** start of EXERCISE MATERIAL **

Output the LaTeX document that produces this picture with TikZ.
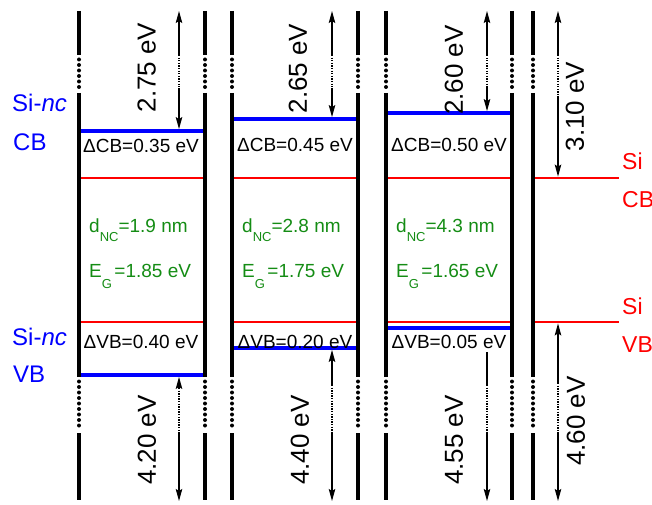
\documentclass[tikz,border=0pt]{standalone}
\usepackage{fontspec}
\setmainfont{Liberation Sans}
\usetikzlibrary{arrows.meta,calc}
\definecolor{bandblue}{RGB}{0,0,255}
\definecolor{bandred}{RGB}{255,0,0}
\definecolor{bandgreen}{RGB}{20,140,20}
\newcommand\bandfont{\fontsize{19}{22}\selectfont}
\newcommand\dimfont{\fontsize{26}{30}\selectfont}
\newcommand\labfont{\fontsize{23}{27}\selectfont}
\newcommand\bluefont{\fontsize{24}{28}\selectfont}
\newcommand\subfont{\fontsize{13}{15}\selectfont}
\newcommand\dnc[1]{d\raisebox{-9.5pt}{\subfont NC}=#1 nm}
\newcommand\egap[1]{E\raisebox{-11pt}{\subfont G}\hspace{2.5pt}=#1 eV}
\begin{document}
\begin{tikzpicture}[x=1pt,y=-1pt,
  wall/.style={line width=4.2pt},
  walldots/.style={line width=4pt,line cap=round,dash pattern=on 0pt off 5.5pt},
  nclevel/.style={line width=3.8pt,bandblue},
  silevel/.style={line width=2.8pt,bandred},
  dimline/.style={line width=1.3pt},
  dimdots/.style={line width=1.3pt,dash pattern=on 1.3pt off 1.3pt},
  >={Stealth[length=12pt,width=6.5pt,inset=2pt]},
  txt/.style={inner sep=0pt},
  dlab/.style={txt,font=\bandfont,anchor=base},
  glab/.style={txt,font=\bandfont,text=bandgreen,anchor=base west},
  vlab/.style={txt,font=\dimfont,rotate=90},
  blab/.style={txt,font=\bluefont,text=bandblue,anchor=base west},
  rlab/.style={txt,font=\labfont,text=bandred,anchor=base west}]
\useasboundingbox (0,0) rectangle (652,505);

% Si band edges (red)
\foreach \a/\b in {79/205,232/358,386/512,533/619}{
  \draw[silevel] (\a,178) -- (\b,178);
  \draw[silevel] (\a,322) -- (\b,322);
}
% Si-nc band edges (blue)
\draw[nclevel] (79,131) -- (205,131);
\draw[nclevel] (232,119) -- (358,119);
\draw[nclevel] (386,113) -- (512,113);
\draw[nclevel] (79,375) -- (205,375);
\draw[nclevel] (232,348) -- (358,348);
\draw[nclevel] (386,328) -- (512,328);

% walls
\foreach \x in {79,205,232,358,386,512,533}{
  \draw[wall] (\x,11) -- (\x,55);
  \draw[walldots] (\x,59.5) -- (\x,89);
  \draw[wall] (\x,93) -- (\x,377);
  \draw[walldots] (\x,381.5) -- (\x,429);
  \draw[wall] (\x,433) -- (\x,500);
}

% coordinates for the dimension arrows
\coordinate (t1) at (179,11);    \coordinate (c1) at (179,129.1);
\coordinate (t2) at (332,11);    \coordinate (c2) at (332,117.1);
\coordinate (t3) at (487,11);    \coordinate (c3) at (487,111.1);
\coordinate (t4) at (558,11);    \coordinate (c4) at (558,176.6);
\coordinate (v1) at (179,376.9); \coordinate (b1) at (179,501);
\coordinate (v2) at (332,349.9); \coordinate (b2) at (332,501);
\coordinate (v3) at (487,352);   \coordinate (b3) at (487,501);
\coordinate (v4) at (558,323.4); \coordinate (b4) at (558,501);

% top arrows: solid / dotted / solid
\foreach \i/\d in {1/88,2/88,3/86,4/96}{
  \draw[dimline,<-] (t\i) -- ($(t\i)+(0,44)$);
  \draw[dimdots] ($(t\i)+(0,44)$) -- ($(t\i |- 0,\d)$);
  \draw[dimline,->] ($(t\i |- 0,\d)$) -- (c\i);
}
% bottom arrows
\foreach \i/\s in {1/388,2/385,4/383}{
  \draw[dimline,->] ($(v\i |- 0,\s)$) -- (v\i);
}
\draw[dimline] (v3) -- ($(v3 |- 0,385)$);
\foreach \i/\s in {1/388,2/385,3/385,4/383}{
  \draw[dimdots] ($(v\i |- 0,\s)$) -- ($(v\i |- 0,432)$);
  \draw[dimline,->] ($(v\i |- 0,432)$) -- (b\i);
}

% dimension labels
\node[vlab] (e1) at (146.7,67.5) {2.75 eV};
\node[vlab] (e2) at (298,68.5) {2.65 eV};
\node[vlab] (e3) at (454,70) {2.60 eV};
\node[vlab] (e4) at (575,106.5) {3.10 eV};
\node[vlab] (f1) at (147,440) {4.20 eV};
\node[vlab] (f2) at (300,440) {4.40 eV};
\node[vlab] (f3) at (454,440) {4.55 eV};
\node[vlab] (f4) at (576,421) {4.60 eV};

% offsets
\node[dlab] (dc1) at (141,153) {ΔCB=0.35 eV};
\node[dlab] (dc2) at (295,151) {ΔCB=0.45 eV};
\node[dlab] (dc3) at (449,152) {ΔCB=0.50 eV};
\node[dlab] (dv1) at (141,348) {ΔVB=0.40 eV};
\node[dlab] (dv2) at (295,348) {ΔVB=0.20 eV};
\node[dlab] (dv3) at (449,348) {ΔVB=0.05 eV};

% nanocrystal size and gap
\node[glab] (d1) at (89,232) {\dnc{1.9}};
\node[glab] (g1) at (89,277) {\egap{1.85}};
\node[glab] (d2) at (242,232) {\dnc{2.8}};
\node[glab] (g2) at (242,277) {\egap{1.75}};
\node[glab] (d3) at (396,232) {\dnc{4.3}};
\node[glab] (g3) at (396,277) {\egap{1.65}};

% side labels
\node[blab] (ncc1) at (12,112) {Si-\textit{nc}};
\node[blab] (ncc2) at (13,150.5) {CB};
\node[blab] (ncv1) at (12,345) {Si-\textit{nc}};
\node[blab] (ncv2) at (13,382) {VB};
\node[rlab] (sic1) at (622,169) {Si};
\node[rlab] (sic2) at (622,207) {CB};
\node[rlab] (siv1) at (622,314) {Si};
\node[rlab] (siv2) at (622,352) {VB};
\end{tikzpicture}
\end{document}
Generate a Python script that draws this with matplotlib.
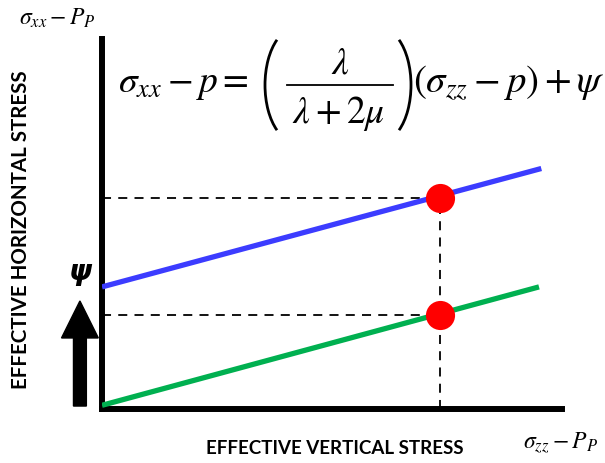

** end of EXERCISE MATERIAL **

* **DIRECTION**:
The records above must be transcribed exactly. Pictures are left out of the copy.

* **SOLUTION TO THE EXERCISE**:
Output the LaTeX document that produces this picture with TikZ.
\documentclass[tikz,border=0pt]{standalone}
\usepackage{fontspec}
\setmainfont{Liberation Sans}
\usetikzlibrary{arrows.meta,calc}
\definecolor{bandblue}{RGB}{0,0,255}
\definecolor{bandred}{RGB}{255,0,0}
\definecolor{bandgreen}{RGB}{20,140,20}
\newcommand\bandfont{\fontsize{19}{22}\selectfont}
\newcommand\dimfont{\fontsize{26}{30}\selectfont}
\newcommand\labfont{\fontsize{23}{27}\selectfont}
\newcommand\bluefont{\fontsize{24}{28}\selectfont}
\newcommand\subfont{\fontsize{13}{15}\selectfont}
\newcommand\dnc[1]{d\raisebox{-9.5pt}{\subfont NC}=#1 nm}
\newcommand\egap[1]{E\raisebox{-11pt}{\subfont G}\hspace{2.5pt}=#1 eV}
\begin{document}
\begin{tikzpicture}[x=1pt,y=-1pt,
  wall/.style={line width=4.2pt},
  walldots/.style={line width=4pt,line cap=round,dash pattern=on 0pt off 5.5pt},
  nclevel/.style={line width=3.8pt,bandblue},
  silevel/.style={line width=2.8pt,bandred},
  dimline/.style={line width=1.3pt},
  dimdots/.style={line width=1.3pt,dash pattern=on 1.3pt off 1.3pt},
  >={Stealth[length=12pt,width=6.5pt,inset=2pt]},
  txt/.style={inner sep=0pt},
  dlab/.style={txt,font=\bandfont,anchor=base},
  glab/.style={txt,font=\bandfont,text=bandgreen,anchor=base west},
  vlab/.style={txt,font=\dimfont,rotate=90},
  blab/.style={txt,font=\bluefont,text=bandblue,anchor=base west},
  rlab/.style={txt,font=\labfont,text=bandred,anchor=base west}]
\useasboundingbox (0,0) rectangle (652,505);

% Si band edges (red)
\foreach \a/\b in {79/205,232/358,386/512,533/619}{
  \draw[silevel] (\a,178) -- (\b,178);
  \draw[silevel] (\a,322) -- (\b,322);
}
% Si-nc band edges (blue)
\draw[nclevel] (79,131) -- (205,131);
\draw[nclevel] (232,119) -- (358,119);
\draw[nclevel] (386,113) -- (512,113);
\draw[nclevel] (79,375) -- (205,375);
\draw[nclevel] (232,348) -- (358,348);
\draw[nclevel] (386,328) -- (512,328);

% walls
\foreach \x in {79,205,232,358,386,512,533}{
  \draw[wall] (\x,11) -- (\x,55);
  \draw[walldots] (\x,59.5) -- (\x,89);
  \draw[wall] (\x,93) -- (\x,377);
  \draw[walldots] (\x,381.5) -- (\x,429);
  \draw[wall] (\x,433) -- (\x,500);
}

% coordinates for the dimension arrows
\coordinate (t1) at (179,11);    \coordinate (c1) at (179,129.1);
\coordinate (t2) at (332,11);    \coordinate (c2) at (332,117.1);
\coordinate (t3) at (487,11);    \coordinate (c3) at (487,111.1);
\coordinate (t4) at (558,11);    \coordinate (c4) at (558,176.6);
\coordinate (v1) at (179,376.9); \coordinate (b1) at (179,501);
\coordinate (v2) at (332,349.9); \coordinate (b2) at (332,501);
\coordinate (v3) at (487,352);   \coordinate (b3) at (487,501);
\coordinate (v4) at (558,323.4); \coordinate (b4) at (558,501);

% top arrows: solid / dotted / solid
\foreach \i/\d in {1/88,2/88,3/86,4/96}{
  \draw[dimline,<-] (t\i) -- ($(t\i)+(0,44)$);
  \draw[dimdots] ($(t\i)+(0,44)$) -- ($(t\i |- 0,\d)$);
  \draw[dimline,->] ($(t\i |- 0,\d)$) -- (c\i);
}
% bottom arrows
\foreach \i/\s in {1/388,2/385,4/383}{
  \draw[dimline,->] ($(v\i |- 0,\s)$) -- (v\i);
}
\draw[dimline] (v3) -- ($(v3 |- 0,385)$);
\foreach \i/\s in {1/388,2/385,3/385,4/383}{
  \draw[dimdots] ($(v\i |- 0,\s)$) -- ($(v\i |- 0,432)$);
  \draw[dimline,->] ($(v\i |- 0,432)$) -- (b\i);
}

% dimension labels
\node[vlab] (e1) at (146.7,67.5) {2.75 eV};
\node[vlab] (e2) at (298,68.5) {2.65 eV};
\node[vlab] (e3) at (454,70) {2.60 eV};
\node[vlab] (e4) at (575,106.5) {3.10 eV};
\node[vlab] (f1) at (147,440) {4.20 eV};
\node[vlab] (f2) at (300,440) {4.40 eV};
\node[vlab] (f3) at (454,440) {4.55 eV};
\node[vlab] (f4) at (576,421) {4.60 eV};

% offsets
\node[dlab] (dc1) at (141,153) {ΔCB=0.35 eV};
\node[dlab] (dc2) at (295,151) {ΔCB=0.45 eV};
\node[dlab] (dc3) at (449,152) {ΔCB=0.50 eV};
\node[dlab] (dv1) at (141,348) {ΔVB=0.40 eV};
\node[dlab] (dv2) at (295,348) {ΔVB=0.20 eV};
\node[dlab] (dv3) at (449,348) {ΔVB=0.05 eV};

% nanocrystal size and gap
\node[glab] (d1) at (89,232) {\dnc{1.9}};
\node[glab] (g1) at (89,277) {\egap{1.85}};
\node[glab] (d2) at (242,232) {\dnc{2.8}};
\node[glab] (g2) at (242,277) {\egap{1.75}};
\node[glab] (d3) at (396,232) {\dnc{4.3}};
\node[glab] (g3) at (396,277) {\egap{1.65}};

% side labels
\node[blab] (ncc1) at (12,112) {Si-\textit{nc}};
\node[blab] (ncc2) at (13,150.5) {CB};
\node[blab] (ncv1) at (12,345) {Si-\textit{nc}};
\node[blab] (ncv2) at (13,382) {VB};
\node[rlab] (sic1) at (622,169) {Si};
\node[rlab] (sic2) at (622,207) {CB};
\node[rlab] (siv1) at (622,314) {Si};
\node[rlab] (siv2) at (622,352) {VB};
\end{tikzpicture}
\end{document}
Generate a Python script that draws this with matplotlib.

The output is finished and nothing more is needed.